The movement of Tuareg rebels from West Africa to Darfur, if independently confirmed, would oddly parallel a similar flight of Tuareg rebels from French troops to Darfur a century ago. Having taken the worst of it in several engagements with French colonial troops in what is now Mali, Niger and southern Algeria, a large number of Tuareg warriors moved east to the Fezzan (southern Libya) and the Ennedi region of modern Chad, where they joined with the forces of the Sanusi confederacy, an emerging Islamic proto-state led by the Sanusi Sufis of Cyrenaica (eastern Libya). The Sanusis welcomed the Tuareg fighters, recognizing that their defeats at the hands of the French had come not from lack of fighting ability, but from a reliance on the now antiquated “white arms” – swords, spears, knives, etc. Retrained by the Sanusis in the use of firearms, the Tuareg acquitted themselves well in several battles with the French over Saharan wells and ancient forts, but ultimately were forced to give way before French artillery and the seemingly inexhaustible number of well-trained Malian and Senegalese tirailleurs (colonial riflemen) France could continue to throw at the Tuareg and their Sanusi allies.

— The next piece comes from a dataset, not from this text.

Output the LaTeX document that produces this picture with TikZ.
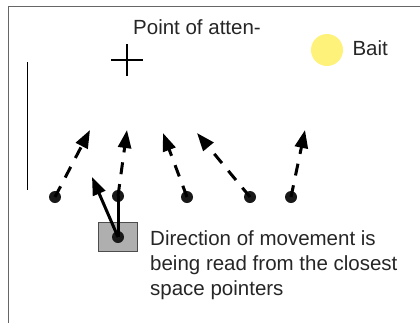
\documentclass[tikz,border=0pt]{standalone}
\usepackage{fontspec}
\setmainfont{Liberation Sans}
\usetikzlibrary{arrows.meta,positioning}
\definecolor{baitcolor}{RGB}{255,242,122}
\definecolor{boxgray}{RGB}{175,175,175}
\tikzset{
  spot/.style={circle,fill=black!90,inner sep=0pt,minimum size=12pt},
  pointer/.style={-{Triangle[length=18pt,width=13pt]},line width=3pt,dash pattern=on 12pt off 10pt},
  readarrow/.style={-{Triangle[length=18pt,width=13pt]},line width=3pt},
}

\begin{document}
\begin{tikzpicture}[x=1pt,y=-1pt,font=\fontsize{20.5}{25}\selectfont,line join=miter]
        \useasboundingbox (0,0) rectangle (420,322);
        % frame
        \draw[gray!80!black,line width=1pt] (8,340) -- (8,6) -- (440,6);
        \draw[line width=1pt] (27,62) -- (27,190);
        % point of attention
        \node[text=black!85] (attn) at (197,27) {Point of atten-};
        \draw[line width=1.8pt] (111,60) -- (143,60) (127,44) -- (127,76);
        % bait
        \fill[baitcolor] (327,50) circle (16);
        \node[text=black!85,anchor=west] (bait) at (349,48) {Bait};
        % space pointers
        \node[spot] (p1) at (55,197) {};
        \node[spot] (p2) at (118,196) {};
        \node[spot] (p3) at (187,197) {};
        \node[spot] (p4) at (250,197) {};
        \node[spot] (p5) at (291,197) {};
        \coordinate (t1) at (90,130);
        \coordinate (t2) at (127,130);
        \coordinate (t3) at (163,133);
        \coordinate (t4) at (197,133);
        \coordinate (t5) at (305,130);
        \foreach \i in {1,...,5}
          \draw[pointer] (p\i.center) -- (t\i);
        % agent
        \node[draw=black!70,fill=boxgray,line width=1pt,minimum width=39pt,minimum height=29pt,inner sep=0pt] (agent) at (118,237) {};
        \node[spot] (a) at (118,237) {};
        \coordinate (move) at (92,177);
        \draw[line width=3pt] (a.center) -- (p2.center);
        \draw[readarrow] (a.center) -- (move);
        \node[text=black!85,anchor=west,align=left,inner sep=0pt] (note) at (150,265)
          {Direction of movement is\\being read from the closest\\space pointers};
      \end{tikzpicture}
\end{document}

By 1909 the surviving Tuareg were exhausted by war and began to move east to Darfur to seek the protection of its Sultan, Ali Dinar. Though Ali Dinar ruled independently, the British had made a claim of sovereignty over Darfur in 1899. This and the Sultan’s substantial army provided the roughly 10,000 Tuareg refugees some reassurance that they would not be pursued there by the relentless French colonial forces. Unfortunately, the Tuareg could not resist returning to the raiding lifestyle they had enjoyed before the intrusion of the French. An infuriated Sultan ordered the Tuareg expelled for “their deeds of wickedness and immorality,” but after protests from the Sanusi, Ali Dinar settled for disarming and despoiling the Tuareg. A number of Tuareg women were taken off to the royal harem and the Tuareg slaves were impressed into the Sultan’s own army. Most of the remaining Tuareg (known in Darfur as Kinin) were disarmed and resettled near the lead mines of Kutum in Jabal Marra, the same region cited in nearly all reports of a Tuareg Ansar al-Din presence of the last few days.  In 1913, the Sultan softened his position and allowed the Tuareg to resettle a half-a-day south of the capital of al-Fashir. While small units of Tuareg joined the Sultan’s army, most of the tribesmen did not, nor was any effort made to impress them, the Sultan being as wary of the Tuareg as they were of him.

When Ali Dinar decided to flee al-Fashir in the face of the approaching British-led Egyptian Army in 1916, he took with him his soldiers, slaves, concubines, relatives, retainers, eunuchs and most of the royal court – in other words, a good part of the town of al-Fashir. By the time the invaders entered the capital, the “Kinin” had already ridden in to begin the looting of the nearly deserted city. They were quickly joined by the Egyptian, Sudanese and British troops of the “Government Army.” In the following days, groups of veiled Kinin featured strongly in the photograph collection of most British officers armed with a camera.  A British intelligence report suggested that the Tuareg of Darfur “would be valuable allies since they are reputed good fighters and fearless.” [2] At home, however, the French defeat of the last great Tuareg revolt, the Kaoçen Rebellion of 1917, meant that a form of peace, if not freedom, now prevailed and the Tuareg began to drift home rather than ally themselves with the Anglo-Egyptian government of Sudan.

Notes

1. See Andrew McGregor, “Tribes and Terrorists: The Emerging Security Threat from Libya’s Lawless South,” Jamestown Foundation Terrorism Monitor, January 25, 2013, http://www.jamestown.org/programs/gta/single/?cHash=fef93e8be833fe81ae780167cb8da26c&tx_ttnews[tt_news]=40367

2. National Records Office, Khartoum: NRO INTELL 5/3/38, H.A. MacMichael, “Notes on the Tribes of Darfur,” October-December, 1915.